Tuesday, February 1, 2011
MPAA (R) CNS/USCCB () Roger Ebert (3 Stars) Fr. Dennis (3 1/2 Stars)
IMDb listing -
CNS/USCCB review -
Roger Ebert review -
It needs to be said at the outset that Biutiful (directed by Alejandro González Iñárritu who also directed Babel, 21 Grams and Amores Perros) is _not_ a cheerful movie. Most viewers will find it thought-provoking but very, very dark. I would not recommend it to any American viewer who has a great aversion to subtitled foreign language films or does not want to pay money for a movie that will probably/certainly depress. That being said, it is an excellent, well-crafted, well-acted, thought-provoking movie about life at the margins of a major European city, Barcelona.
The principal protagonist Uxbal (played by Javier Bardem who won an Oscar for Best Supporting Actor for his role as the villain in No Country for Old Men), in his 40s and with a family, appears to have been the son of a Moroccan immigrant father and possibly a Spanish mother, both long deceased. Uxbal’s wife, Marambra (played by Maricel Álvarez) has an Arabic (Moroccan?) sounding name. Though left unsaid in the movie, assuming that Uxbal and Marambra are both largely assimilated adult children of Moroccan immigrants (but still carrying the legacies and wounds of the immigration/assimilation experience) greatly helps to explain the movie’s context.
Along with their two young children, Uxbal and Marambra live in a seedy part of Barcelona filled with other newer, more or less obviously illegal, immigrants. These include black West Africans who the Barcelona police relentlessly harrass and Chinese who the police leave alone but live in squalor. Uxbal and Marambra speak Spanish well (it probably should be Catalan, but in the movie they speak Spanish). However, neither of them has honest work. Uxbal serves as something of a middle-man between the North African/Chinese laborers/foremen and the Barcelona contractors who seek to hire them for work. Marambra hooks (works as a prostitute) on the side, though this is not to help support the family but rather to support her drug habit. Uxbal’s brother, Tito (played by Eduard Fernández), who doesn’t play a large role in the film but appears repeatedly throughout it, appears to have become a more “successful” (but still underworld) figure than Uxbal, running among other things a trashy Barcelona strip club.
Was “success in the underworld” the best that the three could hope for? One does not know, but the movie comes to speak forcefully about the “options” that are (or will be) available to undocumented aliens and their children in the United States, depending on how the debate in the United States turns, something _definitely_ to reflect upon.
However, there is much more in this movie than simply its immigrant context. Fairly early in the movie, Uxbal is diagnosed with having terminal (heavily metastasized) prostate cancer. He is dying.

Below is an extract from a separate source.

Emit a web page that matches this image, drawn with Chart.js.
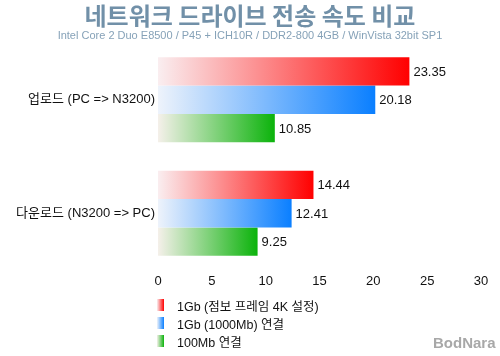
<!DOCTYPE html>
<html><head><meta charset="utf-8">
<script src="https://cdn.jsdelivr.net/npm/chart.js@4"></script>
<style>
html,body{margin:0;padding:0;background:#fff;}
#wrap{position:relative;width:500px;height:356px;overflow:hidden;font-family:"Liberation Sans","Noto Sans CJK KR",sans-serif;}
#c{position:absolute;left:0;top:0;}
#title{position:absolute;left:0;width:500px;top:1px;text-align:center;font:bold 24px "Noto Sans CJK KR","Liberation Sans",sans-serif;color:#7190a8;line-height:28px;height:28px;}
#sub{position:absolute;left:0;width:500px;top:29px;text-align:center;font:11px "Liberation Sans",sans-serif;color:#86a2b8;line-height:13px;}
#legend{position:absolute;left:157px;top:296px;font:12.5px "Liberation Sans","Noto Sans CJK KR",sans-serif;color:#111;}
.li{height:18px;display:flex;align-items:center;}
.sw{width:7px;height:12px;margin-right:13px;}
#wm{position:absolute;left:433px;top:334px;font:bold 15px "Liberation Sans",sans-serif;color:#a8a8a8;line-height:18px;}
</style></head>
<body>
<div id="wrap">
<canvas id="c" width="500" height="356"></canvas>
<div id="title">네트워크 드라이브 전송 속도 비교</div>
<div id="sub">Intel Core 2 Duo E8500 / P45 + ICH10R / DDR2-800 4GB / WinVista 32bit SP1</div>
<div id="legend"></div>
<div id="wm">BodNara</div>
</div>
<script>
const categories = ['업로드 (PC => N3200)', '다운로드 (N3200 => PC)'];
const seriesLabels = ['1Gb (점보 프레임 4K 설정)', '1Gb (1000Mb) 연결', '100Mb 연결'];
const jumbo1Gb = [23.35, 14.44];
const normal1Gb = [20.18, 12.41];
const fast100Mb = [10.85, 9.25];
const xTicks = [0, 5, 10, 15, 20, 25, 30];

const gradStops = [
  ['#faeef0', '#ff0000'],
  ['#eef3fb', '#0a7fff'],
  ['#f5f0ea', '#0bb30b']
];

function makeGrad(stops) {
  return function(ctx) {
    const chart = ctx.chart;
    const xs = chart.scales && chart.scales.x;
    if (!chart.chartArea || !xs || ctx.raw === undefined) return stops[1];
    const x0 = xs.getPixelForValue(0);
    const x1 = xs.getPixelForValue(ctx.raw);
    const g = chart.ctx.createLinearGradient(x0, 0, x1, 0);
    g.addColorStop(0, stops[0]);
    g.addColorStop(1, stops[1]);
    return g;
  };
}

const seriesData = [jumbo1Gb, normal1Gb, fast100Mb];

const valueLabels = {
  id: 'valueLabels',
  afterDatasetsDraw(chart) {
    const c = chart.ctx;
    c.save();
    c.font = '13px "Liberation Sans", sans-serif';
    c.fillStyle = '#111';
    c.textAlign = 'left';
    c.textBaseline = 'middle';
    chart.data.datasets.forEach((ds, i) => {
      const meta = chart.getDatasetMeta(i);
      meta.data.forEach((el, j) => {
        c.fillText(ds.data[j].toFixed(2), el.x + 4, el.y + 1);
      });
    });
    c.restore();
  }
};

new Chart(document.getElementById('c'), {
  type: 'bar',
  data: {
    labels: categories,
    datasets: seriesLabels.map((l, i) => ({
      label: l,
      data: seriesData[i],
      backgroundColor: makeGrad(gradStops[i]),
      borderWidth: 0,
      categoryPercentage: 0.75,
      barPercentage: 1.0
    }))
  },
  options: {
    indexAxis: 'y',
    responsive: false,
    animation: false,
    layout: { padding: { top: 43, bottom: 66, right: 19, left: 0 } },
    plugins: { legend: { display: false }, title: { display: false }, tooltip: { enabled: false } },
    scales: {
      x: {
        min: 0, max: 30,
        grid: { display: false, drawTicks: false },
        border: { display: false },
        afterBuildTicks(s) { s.ticks = xTicks.map(v => ({ value: v })); },
        afterFit(s) { s.height = 20; },
        ticks: { padding: 4, color: '#111', font: { size: 13, family: '"Liberation Sans", sans-serif' } }
      },
      y: {
        grid: { display: false, drawTicks: false },
        border: { display: false },
        afterFit(s) { s.width = 158; },
        ticks: { padding: 3, color: '#111', font: { size: 13, family: '"Liberation Sans", "Noto Sans CJK KR", sans-serif' } }
      }
    }
  },
  plugins: [valueLabels]
});

const lg = document.getElementById('legend');
seriesLabels.forEach((l, i) => {
  const d = document.createElement('div');
  d.className = 'li';
  const sw = document.createElement('span');
  sw.className = 'sw';
  sw.style.background = 'linear-gradient(to right,' + gradStops[i][0] + ',' + gradStops[i][1] + ')';
  const t = document.createElement('span');
  t.textContent = l;
  d.appendChild(sw); d.appendChild(t);
  lg.appendChild(d);
});
</script>
</body></html>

He also has a gift of being able to talk to the recently deceased. This gift seems to give him hope in the future even if his future appears to be the grave. But he has other worries as well. The prospect of leaving his two young kids with his hooking, drug addicted, possibly bipolar wife is not a cheerful one...
But then this is something that I’ve learned long ago: Even as “large” crises play out (wars, terrorist attacks, etc), smaller ones play out as well. When I was studying in Los Angeles as a grad-student in the 1980s, the L.A. Catholic Worker community there was providing housing to a 10 year old kid and his mother from El Salvador. The 10 year old had lost his arm, but not to anything dramatic like a land mine or a granade attack. He “simply” lost it to bone cancer. One of the tragedies of the “big tragedies” that play out is that they simply add to the awfulness of the smaller ones. Imagine if you needed a paramedic in New York or watched your mother die at her bedside “simply of cancer” on 9/11 ...
Biutiful is a multi-leveled exploration into such awfulness. Uxbal’s fate seemed to have been sealed by events that took place even before he was born. Yet in the midst of a really awful life, and even an awful closing stretch to an awful life, he is still given the task of managing his way to his Calvary. And the audience is invited, perhaps, to reflect on how they would have done given the same parameters that he had to work with.
Again, this is _not_ a cheerful movie, but certainly a thought-provoking one.